Thema: Deutsches Reich Inflationsbelege
philast Am: 14.02.2022 21:11:13 Gelesen: 1047986# 9432@  
@ inflamicha [#9431]

Hallo,

ich habe Nachdrucke von Dienstanweisungen der Reichspost für verschiedene Schifffahrtslinien aus ca. 1893-1908, hergestellt von der Arge Schiffspost in meinem Besitz.

In diesen Unterlagen ist kein Abschnitt enthalten, wie bei Gebührenänderungen während der Fahrt zu verfahren ist. Ist auch nicht überraschend, waren doch bis zum Ausbruch des ersten Weltkrieges die Postgebühren mehr als 30 Jahre konstant.

Was ich aus den Anweisungen herauslese ist, dass es an Bord einen Schiffsbriefkasten gegeben hat, der gemäß Vorschrift wenigstens einmal täglich zu leeren war oder kurz vor einlaufen in einen Hafen. Sobald der Hafen erreicht war, war dann die Annahme durch die Seepost/Briefkasten nicht mehr erlaubt, es musste dann auf die Post des Hafens zurückgegriffen werden. D.h. Wenn die Postkarte am Samstag 29.9. 21:30 geschrieben wurde müsste die Entwertung entweder noch am 30.9. bis ca. 9 Uhr erfolgt sein oder nach erneutem Ablegen des Schiffes aus Dover, d.h. entweder am 1.10. oder wie hier am 2.10.

Wie lange so ein Schiff damals Aufenthalt in einem Hafen hatte ist mir nicht bekannt, aber da gibt es sicher noch Unterlagen darüber.

Wie schon gesagt diese Dienstanweisungen aus 1893-1908 geben keine schriftliche Bestätigung her, dass die Postgebühren für den gesamten Zeitraum der Reise Bestand hatten.

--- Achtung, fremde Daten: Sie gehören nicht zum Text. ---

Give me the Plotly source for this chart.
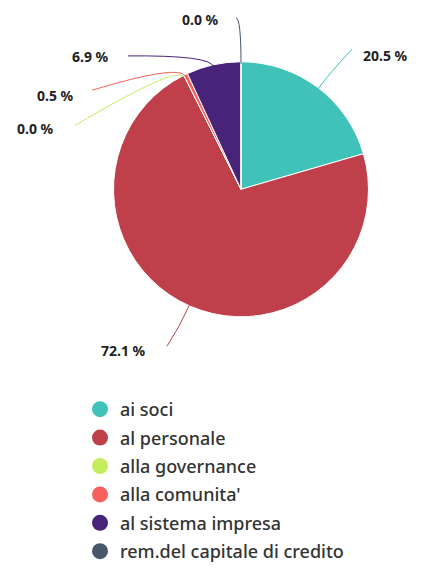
import math
import plotly.graph_objects as go

# ---- data ----
categories = ["ai soci", "al personale", "alla governance", "alla comunita'",
              "al sistema impresa", "rem.del capitale di credito"]
values = [20.5, 72.1, 0.0, 0.5, 6.9, 0.0]
colors = ["#40C2B8", "#BF404B", "#C3EC5F", "#F8615B", "#48237A", "#465869"]

# ---- layout constants (pixels) ----
W, H = 427, 570
CX, CY, R = 241, 193, 128
DOM_PAD = 2
# per slice: radial extension of connector bend, connector end, label anchor, xanchor
label_layout = [
    (22, (352, 50), (361, 57), "left"),
    (25, (167, 353), (148, 357), "right"),
    (14, (75, 128), (56, 131), "right"),
    (14, (92, 92), (76, 97), "right"),
    (12, (128, 57), (111, 58), "right"),
    (46, (236, 18), (221, 20), "right"),
]


def px(x, y):
    return x / W, 1 - y / H


fig = go.Figure()
d0 = px(CX - R - DOM_PAD, CY - R - DOM_PAD)
d1 = px(CX + R + DOM_PAD, CY + R + DOM_PAD)
fig.add_trace(go.Pie(
    labels=categories, values=values, sort=False, direction="clockwise",
    rotation=0, textinfo="none", showlegend=False,
    marker=dict(colors=colors, line=dict(color="white", width=1)),
    domain=dict(x=[d0[0], d1[0]], y=[d1[1], d0[1]]),
))

# legend entries as circle markers
for i, (c, col) in enumerate(zip(categories, colors)):
    fig.add_trace(go.Scatter(
        x=[None], y=[None], mode="markers", name=c, legendgroup=f"g{i}",
        marker=dict(color=col, size=17, symbol="circle"),
    ))

# connectors and labels computed from slice angles
total = sum(values)
cum = 0.0
shapes, annotations = [], []
for v, col, (ext, end, txt, xa) in zip(values, colors, label_layout):
    mid = (cum + v / 2) / total * 2 * math.pi
    cum += v
    sx, sy = CX + R * math.sin(mid), CY - R * math.cos(mid)
    qx, qy = CX + (R + ext) * math.sin(mid), CY - (R + ext) * math.cos(mid)
    p0, pq, p1 = px(sx, sy), px(qx, qy), px(*end)
    shapes.append(dict(
        type="path", xref="paper", yref="paper",
        path=f"M {p0[0]},{p0[1]} Q {pq[0]},{pq[1]} {p1[0]},{p1[1]}",
        line=dict(color=col, width=1),
    ))
    t = px(*txt)
    annotations.append(dict(
        x=t[0], y=t[1], xref="paper", yref="paper", text=f"<b>{v:.1f} %</b>",
        showarrow=False, xanchor=xa, yanchor="middle",
        font=dict(family="Noto Sans", size=14, color="#222222"),
    ))

fig.update_layout(
    width=W, height=H, margin=dict(l=0, r=0, t=0, b=0),
    paper_bgcolor="white", plot_bgcolor="white",
    xaxis=dict(visible=False), yaxis=dict(visible=False),
    shapes=shapes, annotations=annotations,
    legend=dict(x=80 / W, y=1 - 399 / H, xanchor="left", yanchor="top",
                font=dict(family="Noto Sans", size=18, color="#333333", weight=500),
                tracegroupgap=2, itemclick=False),
)

fig.write_html("out.html")
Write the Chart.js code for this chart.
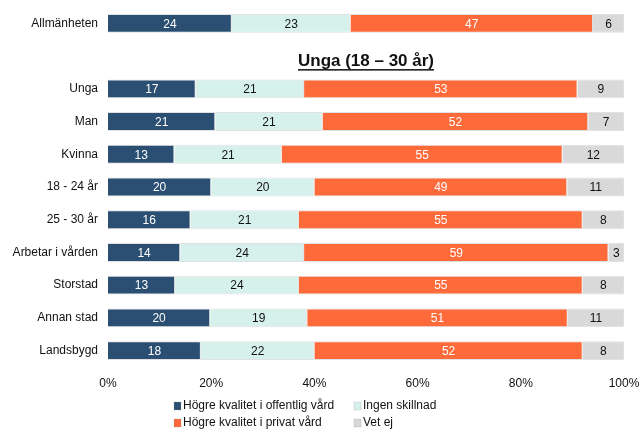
<!DOCTYPE html>
<html>
<head>
<meta charset="utf-8">
<script src="https://cdn.jsdelivr.net/npm/chart.js@4"></script>
<style>
html,body{margin:0;padding:0;background:#fff;}
#wrap{width:640px;height:430px;position:relative;}
</style>
</head>
<body>
<div id="wrap"><canvas id="c" width="640" height="430"></canvas></div>
<script>
const categories = ['Allmänheten', '', 'Unga', 'Man', 'Kvinna', '18 - 24 år', '25 - 30 år', 'Arbetar i vården', 'Storstad', 'Annan stad', 'Landsbygd'];
const seriesNames = ['Högre kvalitet i offentlig vård', 'Ingen skillnad', 'Högre kvalitet i privat vård', 'Vet ej'];
const offentlig = [24, null, 17, 21, 13, 20, 16, 14, 13, 20, 18];
const ingen     = [23, null, 21, 21, 21, 20, 21, 24, 24, 19, 22];
const privat    = [47, null, 53, 52, 55, 49, 55, 59, 55, 51, 52];
const vetej     = [6,  null, 9,  7,  12, 11, 8,  3,  8,  11, 8];
const tickLabels = ['0%', '20%', '40%', '60%', '80%', '100%'];
const sectionTitle = 'Unga (18 – 30 år)';

const colors = ['#2B4F72', '#D6F1EC', '#FF6A3B', '#D9D9D9'];
const labelColors = ['#ffffff', '#111111', '#ffffff', '#111111'];
const raw = [offentlig, ingen, privat, vetej];
const totals = categories.map((_, i) => raw.reduce((s, a) => s + (a[i] || 0), 0));
const datasets = raw.map((arr, k) => ({
  label: seriesNames[k],
  data: arr.map((v, i) => v == null ? null : v / totals[i] * 100),
  rawData: arr,
  backgroundColor: colors[k],
  borderColor: 'rgba(170,170,170,0.35)',
  borderWidth: {top: 1, bottom: 1, left: 0, right: 1},
  borderSkipped: false,
  barPercentage: 0.8,
  categoryPercentage: 0.72
}));

const FONT = 'Liberation Sans, Arial, sans-serif';

const labelPlugin = {
  id: 'labels',
  afterDatasetsDraw(chart) {
    const ctx = chart.ctx;
    ctx.save();
    ctx.font = '12px ' + FONT;
    ctx.textAlign = 'center';
    ctx.textBaseline = 'middle';
    chart.data.datasets.forEach((ds, k) => {
      const meta = chart.getDatasetMeta(k);
      meta.data.forEach((bar, i) => {
        const v = ds.rawData[i];
        if (v == null) return;
        const x = (bar.x + bar.base) / 2;
        ctx.fillStyle = labelColors[k];
        ctx.fillText(String(v), x, bar.y + 1);
      });
    });
    // section title
    const yScale = chart.scales.y;
    const ty = yScale.getPixelForValue(1) + 5;
    const cx = (chart.chartArea.left + chart.chartArea.right) / 2;
    ctx.font = 'bold 17px ' + FONT;
    ctx.fillStyle = '#111';
    ctx.textAlign = 'center';
    ctx.fillText(sectionTitle, cx, ty);
    const w = ctx.measureText(sectionTitle).width;
    ctx.fillRect(cx - w / 2, ty + 8, w, 1.5);
    // legend
    ctx.font = '12px ' + FONT;
    ctx.textAlign = 'left';
    const pos = [[174, 405], [354, 405], [174, 422], [354, 422]];
    seriesNames.forEach((n, k) => {
      const [lx, ly] = pos[k];
      ctx.fillStyle = colors[k];
      ctx.fillRect(lx, ly - 3, 7, 8);
      ctx.strokeStyle = 'rgba(150,150,150,0.5)';
      ctx.lineWidth = 0.5;
      ctx.strokeRect(lx, ly - 3, 7, 8);
      ctx.fillStyle = '#111';
      ctx.fillText(n, lx + 9, ly + 1);
    });
    ctx.restore();
  }
};

new Chart(document.getElementById('c'), {
  type: 'bar',
  data: { labels: categories, datasets },
  options: {
    indexAxis: 'y',
    responsive: false,
    animation: false,
    layout: { padding: { top: 7, right: 16, left: 0, bottom: 0 } },
    plugins: { legend: { display: false }, tooltip: { enabled: false } },
    scales: {
      x: {
        stacked: true, min: 0, max: 100,
        grid: { display: false, drawTicks: false },
        border: { display: false },
        ticks: {
          stepSize: 20, padding: 9, color: '#111',
          font: { family: FONT, size: 12 },
          callback: (v) => tickLabels[v / 20]
        },
        afterFit: (s) => { s.height = 63; s.paddingLeft = 0; s.paddingRight = 0; }
      },
      y: {
        stacked: true,
        grid: { display: false, drawTicks: false },
        border: { display: false },
        ticks: { padding: 10, color: '#111', font: { family: FONT, size: 12 } },
        afterFit: (s) => { s.width = 108; s.paddingTop = 0; s.paddingBottom = 0; }
      }
    }
  },
  plugins: [labelPlugin]
});
</script>
</body>
</html>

Wenn ich die Sache mal aus praktischer Sicht betrachte, hatte eine Schiffspost bestimmten Bestand an Postwertzeichen mitzuführen und dieser konnte zwangsläufig nur aus den Postwertzeichen bestehen die sich zum Zeitpunkt des Reisestarts im Umlauf befanden. Zum Zeitpunkt der Hochinflation ab 24.8. ein schwieriges Unterfangen, haben sich doch die Porti alle ein, zwei Wochen i.d.R. mehr als verdoppelt, was dazu führen würde, dass die vorrätigen Postwertzeichen sehr schnell verbraucht gewesen wären.

Diese Überlegung würde für die Existenz einer derartigen Regelung sprechen.

Eine andere Möglichkeit wäre, dass in jedem angelaufenen Hafen die Schiffspost Informationen über die gültigen Gebührensätze erhalten/beschafft hat. Wie sie dann allerdings die nötigen Postwertzeichen bevorratet hat und auch die Marken auf den Postsendungen unterbringen kann, wäre bei einer längeren Reise während der Hochinflation sicher interessant. Schiffspostbelege aus dieser Zeit mit 'Viel-/Massenverwendungen' von kleinen Werten habe ich bislang nicht gesehen. Klingt also irgendwie unwahrscheinlich.

Der folgende Beleg passt hier ganz gut, da er ebenfalls auf der Linie Hamburg Südamerika unterwegs war, jedoch am 9.10.23 abgestempelt wurde und die nötigen 3,6 Mio Mark Porto frankiert hat. Diese Marken sind erst am 1.10.23 ausgegeben worden, deshalb kann man mit einiger Sicherheit sagen, dass dieses Schiff wohl nach dem 1.10. in Hamburg abgelegt hat.